All Aviator models will come standard with three rows of seats for seven-passenger seating, and the company says that tall adults will be comfortable in the third row. Driveline configuration is rear- or all-wheel drive, although it’s not confirmed yet if Canada will get both, or just AWD-only models.

The pothole detection feature uses a forward-facing camera that scans the road ahead. When it detects a pothole or other rough surface, the suspension automatically adjusts, in milliseconds, to smooth out the ride.

The Aviator will also have Lincoln Co-Pilot360 driver-assist features, including lane-keeping assist, automatic high-beam headlamps, rear-view camera, and emergency braking both when driving forward or when backing up.

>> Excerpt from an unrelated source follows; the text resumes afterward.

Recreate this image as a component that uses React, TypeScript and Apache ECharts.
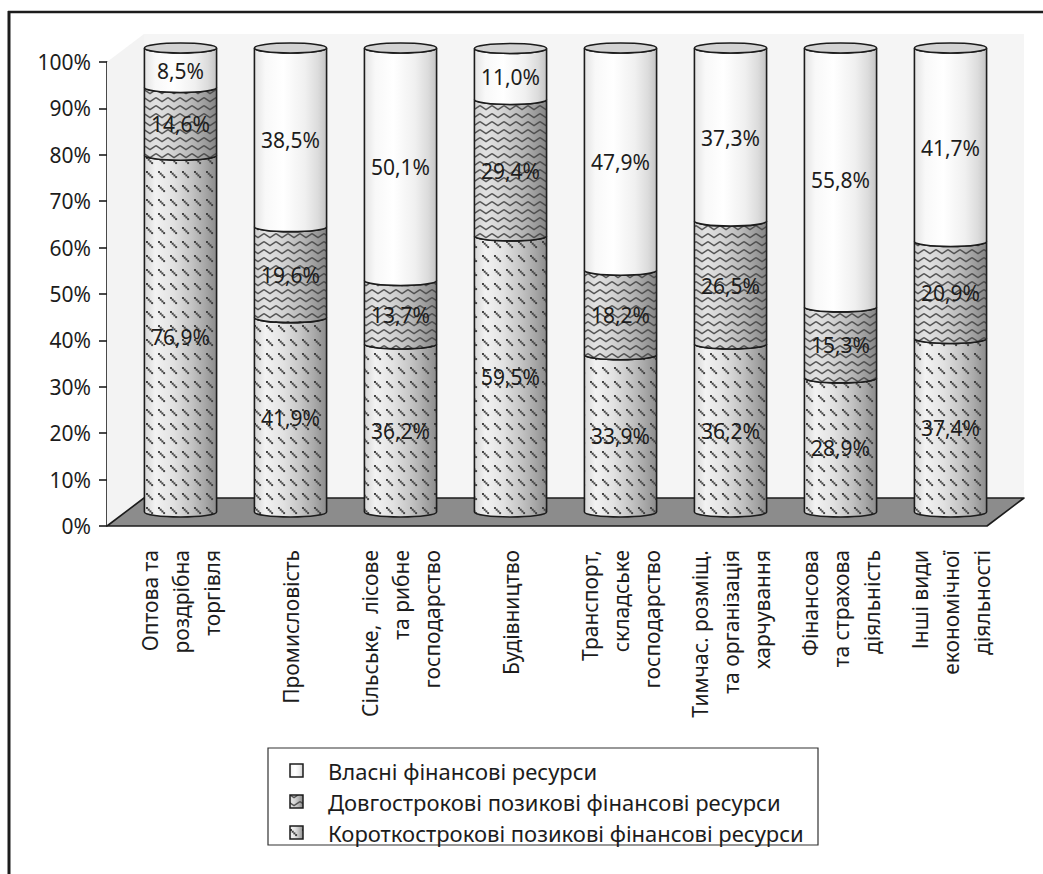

It will be Lincoln’s first model with Phone as a Key smartphone technology. In addition to the regular key fob, similar functions will be accessible through an app. Owners will be able to lock and unlock the doors, open the liftgate, start the vehicle, and “precondition” it with climate control and heated seats from a phone. A valet key option will allow other phones to gain temporary access as required.

As a back-up in case the phone runs out of battery, the Aviator includes a keypad on the door, hidden until required, that can be used to unlock the vehicle with a code, and the vehicle can be started through the infotainment screen. If the phone is lost, the app can be remotely disabled.

Inside, the Aviator will offer a 10-inch centre touchscreen, next-generation head-up display, push-button shifter, wireless phone charging, in-vehicle Wi-Fi hotspot, thirty-way-adjustable massaging seats, and second-row seats with fore-and-aft adjustment, as well as one-button operation for access to the third row.

The Aviator was also the name of a short-lived SUV, based on the Ford Explorer, that was sold from 2003 to 2005. Although the original model didn’t have staying power, it makes sense to bring back the name, according to Robert Parker, Lincoln’s global director of marketing and sales. “The awareness was there from the old Aviator,” Parker says. “We’re not starting with a blank canvas here. The name is largely positive with people, and we think it’s an advantage.”

As with other Lincoln vehicles, the Aviator will include pickup and delivery from home or office when maintenance is required. The company says it has provided the service 100,000 times in the US since it was launched last September, and it was recently introduced to Canada.

The company plans to eventually add some form of electrification to all of its vehicles. That’s due to tightening emissions standards not just in North America but in China, a market Lincoln entered three years ago.

So is there really space for three luxury Lincoln SUVs – Navigator, Aviator, and Nautilus – in our market? There might well be, given that sport-utes account for one-quarter of all luxury vehicle sales in Canada, according to the company. Earlier this year, in response to its sales, Ford announced that it will produce fewer passenger cars in North America and Europe, while increasing its mixture of SUVs.

Full specifications, trim levels, and prices will be available closer to the Aviator’s launch.